Frequency comb Brillouin microscopy

Abstract: Brillouin light scattering (BLS), an almost a century-old technique, has evolved into a powerful and versatile method to study acoustic and magnetic phenomena down to the nanometer size scale. Presently, BLS can be applied in fields as diverse as acoustics, spintronics, geosciences, and biophysics. In addition, the advent of ultrafast laser sources has seeded interests in studies of light-matter interactions under extreme conditions. Despite the capabilities and unique information that BLS can provide, it suffers from highly demanding and complex instrumentation. Brillouin spectrometers tend to be large, expensive, and highly sensitive devices. This has delayed the progress of ultrafast applications of BLS compared to other successful coherent spectroscopic techniques. This thesis aims to contribute to this nascent field by introducing a new concept named frequency comb Brillouin microscopy.
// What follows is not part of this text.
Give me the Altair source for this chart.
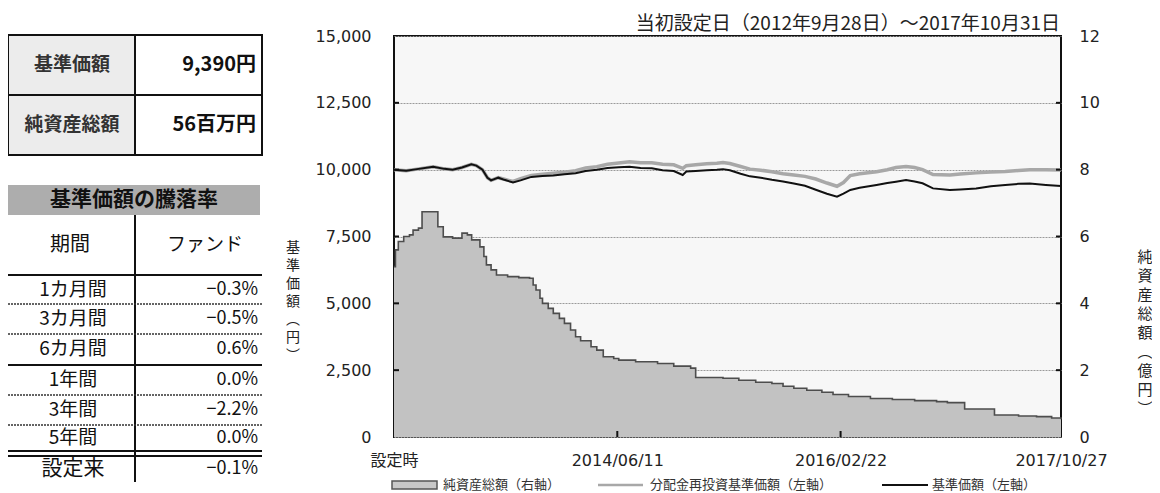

This method exploits the highly structured properties of a GHz repetition rate frequency comb as a pump to selectively enhance the Brillouin scattering intensity while retaining the inherent high spectral resolution of BLS. Furthermore, due to the impulsive character of the frequency comb, ultrafast generated quasi-particles can be observed. Applications of this technique include the direct observation in the frequency domain of ultrafast demagnetization dynamics, ultrafast formation of phononic combs, Brillouin imaging of phonon and spinwave caustics, excitation of quantized perpendicular spinwave modes, and selective scattering enhancement of Brillouin modes, to mention a few presented in this thesis. In a pursuit to overcome the instrumental complexity of BLS spectrometers, and to develop a merchantable instrument that can be used for spintronics research, this thesis also explores alternative Brillouin instrumentation methods. For this purpose, first, a virtual-image phase array spectrometer was evaluated for studies of thin magnetic films. Secondly, an apparatus based on the magneto-optical Kerr effect and very high-speed electronics was devised and tested in spintronic devices. Implementations here include contact-less ferromagnetic resonance (FMR) spectroscopy of spin-Hall nano-oscillators (SHNOs), phase-resolved imaging, and fast acquisition of synchronization maps in SHNO networks for future oscillator-based computing schemes.